I find so much about Israel's policies completely despicable, and one of many of them is the fact that Netanyahu has grouped himself with the international far right, including defending anti-semites and using anti-semitic language himself.

However, at the same time, there's definitely a thing/ manifestation of left-wing anti-Semitism. of people really, really wanting to be able to say that Jews are as bad or worse than Nazis.

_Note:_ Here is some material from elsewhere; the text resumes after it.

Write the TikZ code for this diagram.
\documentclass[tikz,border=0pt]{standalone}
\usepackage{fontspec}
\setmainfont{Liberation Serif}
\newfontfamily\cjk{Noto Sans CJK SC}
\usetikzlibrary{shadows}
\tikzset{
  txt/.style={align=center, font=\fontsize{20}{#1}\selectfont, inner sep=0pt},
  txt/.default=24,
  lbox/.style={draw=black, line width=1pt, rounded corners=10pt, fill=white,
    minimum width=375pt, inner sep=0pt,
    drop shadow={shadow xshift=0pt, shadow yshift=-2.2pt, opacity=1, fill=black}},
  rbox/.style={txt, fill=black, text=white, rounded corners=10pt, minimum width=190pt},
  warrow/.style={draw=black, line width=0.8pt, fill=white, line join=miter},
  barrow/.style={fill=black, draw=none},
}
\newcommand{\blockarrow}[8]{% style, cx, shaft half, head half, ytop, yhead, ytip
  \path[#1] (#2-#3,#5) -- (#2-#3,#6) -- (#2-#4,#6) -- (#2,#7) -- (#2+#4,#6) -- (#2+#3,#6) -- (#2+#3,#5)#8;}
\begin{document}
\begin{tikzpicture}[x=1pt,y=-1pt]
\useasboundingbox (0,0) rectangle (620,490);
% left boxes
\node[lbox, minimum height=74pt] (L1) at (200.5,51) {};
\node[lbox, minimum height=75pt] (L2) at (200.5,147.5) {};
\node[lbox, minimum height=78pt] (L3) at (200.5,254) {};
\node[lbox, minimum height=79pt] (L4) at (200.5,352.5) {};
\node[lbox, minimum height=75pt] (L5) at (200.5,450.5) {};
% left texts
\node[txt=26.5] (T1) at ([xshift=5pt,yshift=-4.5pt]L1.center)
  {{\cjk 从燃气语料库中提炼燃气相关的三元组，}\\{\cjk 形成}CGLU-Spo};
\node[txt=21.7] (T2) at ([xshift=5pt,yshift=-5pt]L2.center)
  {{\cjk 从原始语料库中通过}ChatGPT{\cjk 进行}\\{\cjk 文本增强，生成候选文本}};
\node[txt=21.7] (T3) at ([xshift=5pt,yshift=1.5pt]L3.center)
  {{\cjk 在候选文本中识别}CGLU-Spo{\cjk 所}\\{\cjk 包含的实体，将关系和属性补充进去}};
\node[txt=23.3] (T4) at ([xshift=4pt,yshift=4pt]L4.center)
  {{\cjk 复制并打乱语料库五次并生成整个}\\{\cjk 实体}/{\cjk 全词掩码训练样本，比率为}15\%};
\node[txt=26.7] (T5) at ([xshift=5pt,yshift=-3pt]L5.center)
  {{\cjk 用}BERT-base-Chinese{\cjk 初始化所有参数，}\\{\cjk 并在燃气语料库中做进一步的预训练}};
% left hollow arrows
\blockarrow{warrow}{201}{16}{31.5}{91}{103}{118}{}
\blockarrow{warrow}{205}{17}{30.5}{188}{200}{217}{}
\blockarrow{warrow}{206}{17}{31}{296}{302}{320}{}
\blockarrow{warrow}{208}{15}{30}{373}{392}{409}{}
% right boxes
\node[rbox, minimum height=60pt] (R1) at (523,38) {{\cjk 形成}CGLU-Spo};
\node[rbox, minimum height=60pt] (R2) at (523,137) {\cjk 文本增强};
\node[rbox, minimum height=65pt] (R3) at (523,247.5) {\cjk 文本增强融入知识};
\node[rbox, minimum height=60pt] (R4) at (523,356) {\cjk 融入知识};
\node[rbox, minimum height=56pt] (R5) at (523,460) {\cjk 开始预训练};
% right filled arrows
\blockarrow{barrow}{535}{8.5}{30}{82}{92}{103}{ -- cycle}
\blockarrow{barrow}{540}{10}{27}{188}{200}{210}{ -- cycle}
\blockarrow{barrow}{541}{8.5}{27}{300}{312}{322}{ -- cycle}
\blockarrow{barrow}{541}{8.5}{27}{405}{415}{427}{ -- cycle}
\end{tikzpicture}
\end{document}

I chalk it up to a combination of sincere opposition toward Nazism coupled with a desire to avoid Jews being considered sympathetic- and therefore decentering them as victims of the Holocaust except in terms of saying that Jews have become as bad as their oppressors.

Part of it is definitely a reaction to Israel's legitimately terrible policies, but I think there's also an aspect of leftist seeing Jews (at least Ashkenazi ones) of being the oppressor class.

For whatever reason, this is probably why despite the Neo-Nazi Charlottesville "protestors" outright saying "Jews Will Not Replace Us" and lurking threateningly around synagogues, leftist discourse seemed to go out of its way to avoid mentioning that and only discussed their anti-black sentiments and actions.

(Kind of salty at the moment about this issue, in part because while I have little if any sympathy toward Trump officials, I'm annoyed at this conspiracy theory that Zina Bash was flashing a white-power symbol at the Kavanaugh hearing. I mean yes, Stephen Miller is pretty much a white-supremacist who happens to be Jewish and I think Bash might actually work under him. But I really dislike this discourse defending the theory that feels a lot like it comes down to an insistence that when Jews are bad they are the worst of the worst.)